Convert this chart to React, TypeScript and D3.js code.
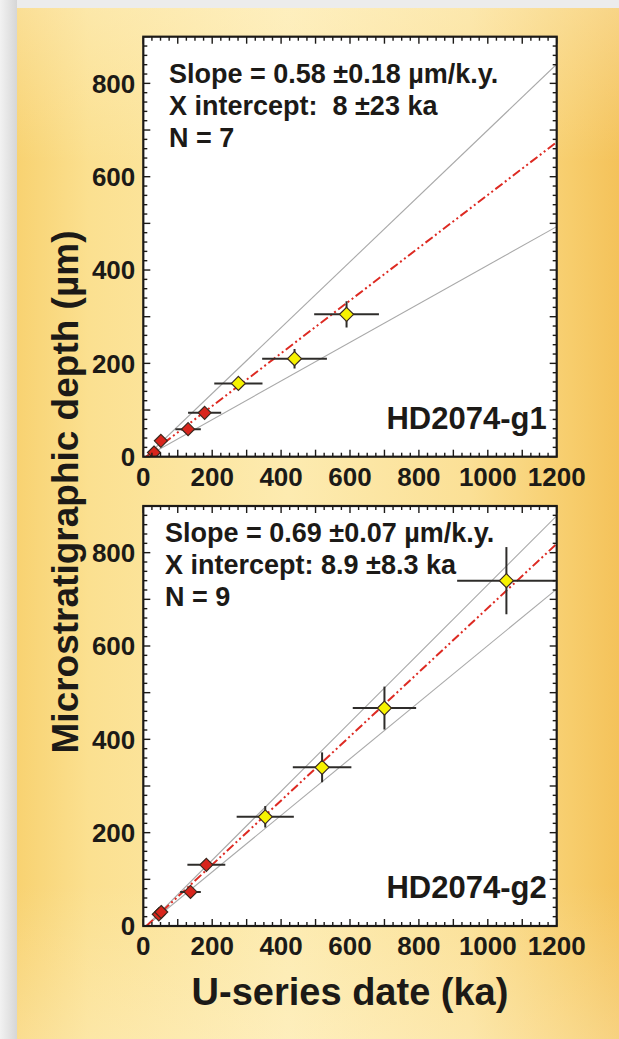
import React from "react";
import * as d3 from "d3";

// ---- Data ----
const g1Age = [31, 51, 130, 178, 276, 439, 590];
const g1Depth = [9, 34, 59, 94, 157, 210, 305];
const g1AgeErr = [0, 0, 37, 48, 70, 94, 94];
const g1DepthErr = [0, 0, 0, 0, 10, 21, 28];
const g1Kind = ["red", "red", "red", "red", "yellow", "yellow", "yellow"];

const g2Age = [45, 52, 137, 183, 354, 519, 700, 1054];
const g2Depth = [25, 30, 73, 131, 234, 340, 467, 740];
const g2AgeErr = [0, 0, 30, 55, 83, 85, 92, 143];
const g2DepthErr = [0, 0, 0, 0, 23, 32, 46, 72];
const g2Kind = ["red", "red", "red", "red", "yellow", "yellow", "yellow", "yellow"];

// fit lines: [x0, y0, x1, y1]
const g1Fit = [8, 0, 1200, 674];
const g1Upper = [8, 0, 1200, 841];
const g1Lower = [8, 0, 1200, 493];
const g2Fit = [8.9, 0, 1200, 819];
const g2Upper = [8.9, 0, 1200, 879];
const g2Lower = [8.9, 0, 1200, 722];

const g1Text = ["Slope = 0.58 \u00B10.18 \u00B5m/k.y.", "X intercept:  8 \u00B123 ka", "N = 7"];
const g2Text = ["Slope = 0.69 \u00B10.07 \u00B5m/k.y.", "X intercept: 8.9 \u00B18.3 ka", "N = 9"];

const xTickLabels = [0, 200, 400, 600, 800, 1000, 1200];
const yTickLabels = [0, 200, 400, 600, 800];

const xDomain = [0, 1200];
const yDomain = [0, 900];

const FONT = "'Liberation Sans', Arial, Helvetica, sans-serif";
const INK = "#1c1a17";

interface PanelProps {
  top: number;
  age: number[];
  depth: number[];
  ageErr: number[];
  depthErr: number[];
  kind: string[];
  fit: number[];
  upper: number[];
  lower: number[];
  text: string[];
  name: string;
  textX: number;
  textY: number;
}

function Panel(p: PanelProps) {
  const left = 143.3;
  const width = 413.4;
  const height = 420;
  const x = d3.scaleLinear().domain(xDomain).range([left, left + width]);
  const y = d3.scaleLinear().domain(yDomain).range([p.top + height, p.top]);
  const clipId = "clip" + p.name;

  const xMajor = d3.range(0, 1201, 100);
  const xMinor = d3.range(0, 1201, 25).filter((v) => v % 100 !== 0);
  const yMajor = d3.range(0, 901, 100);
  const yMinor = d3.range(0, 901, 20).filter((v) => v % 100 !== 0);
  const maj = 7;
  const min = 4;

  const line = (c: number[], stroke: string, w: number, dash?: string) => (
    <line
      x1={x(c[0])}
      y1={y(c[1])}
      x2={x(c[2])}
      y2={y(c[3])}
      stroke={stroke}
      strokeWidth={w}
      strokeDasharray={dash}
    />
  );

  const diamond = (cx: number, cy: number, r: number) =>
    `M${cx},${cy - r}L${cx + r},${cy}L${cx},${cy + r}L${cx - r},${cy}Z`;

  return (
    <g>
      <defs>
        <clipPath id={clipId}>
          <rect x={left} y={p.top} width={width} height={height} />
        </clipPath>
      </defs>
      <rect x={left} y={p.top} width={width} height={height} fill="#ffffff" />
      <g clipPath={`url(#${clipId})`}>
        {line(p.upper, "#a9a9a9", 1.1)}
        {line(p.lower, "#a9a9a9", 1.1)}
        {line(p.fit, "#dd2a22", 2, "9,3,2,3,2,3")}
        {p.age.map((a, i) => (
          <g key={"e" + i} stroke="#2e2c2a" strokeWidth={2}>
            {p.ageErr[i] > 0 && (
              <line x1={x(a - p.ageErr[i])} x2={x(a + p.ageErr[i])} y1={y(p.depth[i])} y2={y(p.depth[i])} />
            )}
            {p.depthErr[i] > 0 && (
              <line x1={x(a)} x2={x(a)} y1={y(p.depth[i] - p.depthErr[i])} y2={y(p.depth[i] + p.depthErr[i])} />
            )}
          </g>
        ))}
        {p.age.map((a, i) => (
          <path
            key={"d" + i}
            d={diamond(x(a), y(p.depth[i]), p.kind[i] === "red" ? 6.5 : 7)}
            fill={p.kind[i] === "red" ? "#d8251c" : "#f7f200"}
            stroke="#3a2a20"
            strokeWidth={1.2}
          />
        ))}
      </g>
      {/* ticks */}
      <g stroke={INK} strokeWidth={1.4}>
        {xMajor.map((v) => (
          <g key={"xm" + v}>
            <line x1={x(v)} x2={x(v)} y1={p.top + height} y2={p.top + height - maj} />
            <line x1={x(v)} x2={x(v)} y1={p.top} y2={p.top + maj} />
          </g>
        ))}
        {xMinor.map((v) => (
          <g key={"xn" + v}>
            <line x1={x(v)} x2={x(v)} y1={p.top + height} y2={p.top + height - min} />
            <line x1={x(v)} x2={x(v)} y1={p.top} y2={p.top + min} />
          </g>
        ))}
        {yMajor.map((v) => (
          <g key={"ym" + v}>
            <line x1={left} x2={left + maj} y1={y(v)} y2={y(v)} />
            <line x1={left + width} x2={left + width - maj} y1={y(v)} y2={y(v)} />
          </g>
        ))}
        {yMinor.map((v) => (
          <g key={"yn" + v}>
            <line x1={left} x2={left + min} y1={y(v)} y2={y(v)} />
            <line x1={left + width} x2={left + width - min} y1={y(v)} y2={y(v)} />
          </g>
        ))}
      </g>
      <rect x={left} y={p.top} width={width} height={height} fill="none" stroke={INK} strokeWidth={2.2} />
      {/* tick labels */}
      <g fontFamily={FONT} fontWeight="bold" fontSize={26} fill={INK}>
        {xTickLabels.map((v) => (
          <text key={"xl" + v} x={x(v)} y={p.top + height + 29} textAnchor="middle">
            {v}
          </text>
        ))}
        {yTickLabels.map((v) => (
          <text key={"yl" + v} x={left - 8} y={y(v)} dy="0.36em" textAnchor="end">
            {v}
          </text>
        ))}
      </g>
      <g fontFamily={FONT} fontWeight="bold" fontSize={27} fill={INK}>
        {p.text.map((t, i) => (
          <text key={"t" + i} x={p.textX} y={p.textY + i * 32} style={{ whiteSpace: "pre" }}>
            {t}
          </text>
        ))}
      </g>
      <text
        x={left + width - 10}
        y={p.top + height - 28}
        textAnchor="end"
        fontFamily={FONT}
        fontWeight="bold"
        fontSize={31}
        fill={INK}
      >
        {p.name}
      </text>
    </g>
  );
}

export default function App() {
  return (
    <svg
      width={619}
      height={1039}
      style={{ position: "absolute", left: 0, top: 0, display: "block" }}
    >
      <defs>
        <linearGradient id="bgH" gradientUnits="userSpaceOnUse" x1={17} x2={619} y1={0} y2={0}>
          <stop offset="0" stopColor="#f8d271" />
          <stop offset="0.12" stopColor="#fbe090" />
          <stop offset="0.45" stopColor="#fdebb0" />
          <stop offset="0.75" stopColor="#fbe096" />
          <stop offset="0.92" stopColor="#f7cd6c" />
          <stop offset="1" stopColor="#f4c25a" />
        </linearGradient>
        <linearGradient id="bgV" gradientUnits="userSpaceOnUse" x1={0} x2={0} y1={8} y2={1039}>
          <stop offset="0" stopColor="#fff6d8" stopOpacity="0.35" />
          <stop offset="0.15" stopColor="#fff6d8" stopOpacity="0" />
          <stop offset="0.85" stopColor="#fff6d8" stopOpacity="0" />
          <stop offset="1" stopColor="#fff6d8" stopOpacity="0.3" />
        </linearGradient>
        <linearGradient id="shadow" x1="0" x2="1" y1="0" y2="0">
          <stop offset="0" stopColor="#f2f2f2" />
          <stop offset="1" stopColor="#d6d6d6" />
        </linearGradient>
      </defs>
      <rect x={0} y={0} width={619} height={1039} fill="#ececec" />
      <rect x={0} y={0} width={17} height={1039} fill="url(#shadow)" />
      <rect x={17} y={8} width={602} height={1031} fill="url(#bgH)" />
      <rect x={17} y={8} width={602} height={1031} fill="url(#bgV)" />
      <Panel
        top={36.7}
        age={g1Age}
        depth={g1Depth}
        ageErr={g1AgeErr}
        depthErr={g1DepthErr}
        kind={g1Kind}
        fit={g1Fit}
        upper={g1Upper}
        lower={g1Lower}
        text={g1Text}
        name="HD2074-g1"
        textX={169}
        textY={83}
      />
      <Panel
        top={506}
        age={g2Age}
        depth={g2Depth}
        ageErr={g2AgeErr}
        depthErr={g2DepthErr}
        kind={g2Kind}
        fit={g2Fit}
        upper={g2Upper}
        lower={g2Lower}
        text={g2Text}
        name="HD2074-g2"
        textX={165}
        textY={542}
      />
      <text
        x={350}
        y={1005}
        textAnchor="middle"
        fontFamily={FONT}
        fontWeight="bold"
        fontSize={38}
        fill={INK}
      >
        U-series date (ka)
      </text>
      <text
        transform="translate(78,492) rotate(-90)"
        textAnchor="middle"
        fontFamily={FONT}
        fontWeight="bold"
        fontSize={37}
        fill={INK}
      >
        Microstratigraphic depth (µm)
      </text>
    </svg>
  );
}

•••

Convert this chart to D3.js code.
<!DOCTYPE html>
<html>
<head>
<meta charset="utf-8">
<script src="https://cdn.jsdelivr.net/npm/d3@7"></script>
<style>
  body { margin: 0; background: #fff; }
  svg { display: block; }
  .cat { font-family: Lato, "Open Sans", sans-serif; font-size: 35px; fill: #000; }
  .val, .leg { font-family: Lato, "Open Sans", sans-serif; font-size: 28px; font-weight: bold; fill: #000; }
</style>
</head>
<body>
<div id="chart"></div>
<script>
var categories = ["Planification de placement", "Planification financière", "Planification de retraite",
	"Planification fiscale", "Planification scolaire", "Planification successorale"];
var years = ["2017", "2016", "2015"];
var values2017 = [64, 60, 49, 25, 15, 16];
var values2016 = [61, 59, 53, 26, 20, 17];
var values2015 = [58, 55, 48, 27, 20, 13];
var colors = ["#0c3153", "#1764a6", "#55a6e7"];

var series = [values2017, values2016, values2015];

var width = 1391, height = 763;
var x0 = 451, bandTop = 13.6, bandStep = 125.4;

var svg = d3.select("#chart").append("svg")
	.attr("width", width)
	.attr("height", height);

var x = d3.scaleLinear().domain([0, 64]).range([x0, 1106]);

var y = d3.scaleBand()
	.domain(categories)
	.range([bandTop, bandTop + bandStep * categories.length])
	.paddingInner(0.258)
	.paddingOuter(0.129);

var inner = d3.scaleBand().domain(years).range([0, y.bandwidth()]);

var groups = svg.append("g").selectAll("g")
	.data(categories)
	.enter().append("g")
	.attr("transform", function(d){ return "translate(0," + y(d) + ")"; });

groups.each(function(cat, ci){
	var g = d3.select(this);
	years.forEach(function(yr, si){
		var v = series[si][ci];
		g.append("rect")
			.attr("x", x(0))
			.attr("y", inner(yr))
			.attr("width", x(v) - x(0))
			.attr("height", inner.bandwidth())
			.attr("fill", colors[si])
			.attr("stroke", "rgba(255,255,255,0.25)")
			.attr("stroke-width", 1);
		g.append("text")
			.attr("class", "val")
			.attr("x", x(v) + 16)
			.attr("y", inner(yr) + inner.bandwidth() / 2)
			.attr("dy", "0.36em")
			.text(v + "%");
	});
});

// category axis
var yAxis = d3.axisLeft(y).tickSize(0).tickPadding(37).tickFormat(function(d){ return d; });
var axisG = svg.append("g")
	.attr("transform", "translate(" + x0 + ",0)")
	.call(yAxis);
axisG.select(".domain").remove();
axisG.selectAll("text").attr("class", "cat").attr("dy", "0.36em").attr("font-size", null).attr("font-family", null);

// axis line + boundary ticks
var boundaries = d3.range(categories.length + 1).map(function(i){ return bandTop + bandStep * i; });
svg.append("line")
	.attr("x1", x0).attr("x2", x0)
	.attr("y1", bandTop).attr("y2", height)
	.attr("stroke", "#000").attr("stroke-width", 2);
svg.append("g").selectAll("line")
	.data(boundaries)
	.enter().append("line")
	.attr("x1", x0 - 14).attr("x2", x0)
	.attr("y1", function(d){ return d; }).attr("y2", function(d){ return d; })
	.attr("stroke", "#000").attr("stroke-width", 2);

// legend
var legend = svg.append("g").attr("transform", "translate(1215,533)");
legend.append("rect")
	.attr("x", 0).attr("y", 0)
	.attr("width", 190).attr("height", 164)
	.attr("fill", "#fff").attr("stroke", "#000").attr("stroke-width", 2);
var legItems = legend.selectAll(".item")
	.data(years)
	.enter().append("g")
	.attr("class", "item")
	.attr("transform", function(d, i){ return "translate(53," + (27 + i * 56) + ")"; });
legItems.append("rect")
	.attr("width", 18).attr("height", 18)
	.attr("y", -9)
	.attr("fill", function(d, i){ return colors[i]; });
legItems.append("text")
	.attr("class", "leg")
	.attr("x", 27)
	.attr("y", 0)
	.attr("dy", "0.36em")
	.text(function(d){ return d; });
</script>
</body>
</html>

•••

### GIVEN PROBLEM
Copy out every line of the listing that contains the string "code".

### TASK ANSWER
Convert this chart to React, TypeScript and D3.js code.
Convert this chart to D3.js code.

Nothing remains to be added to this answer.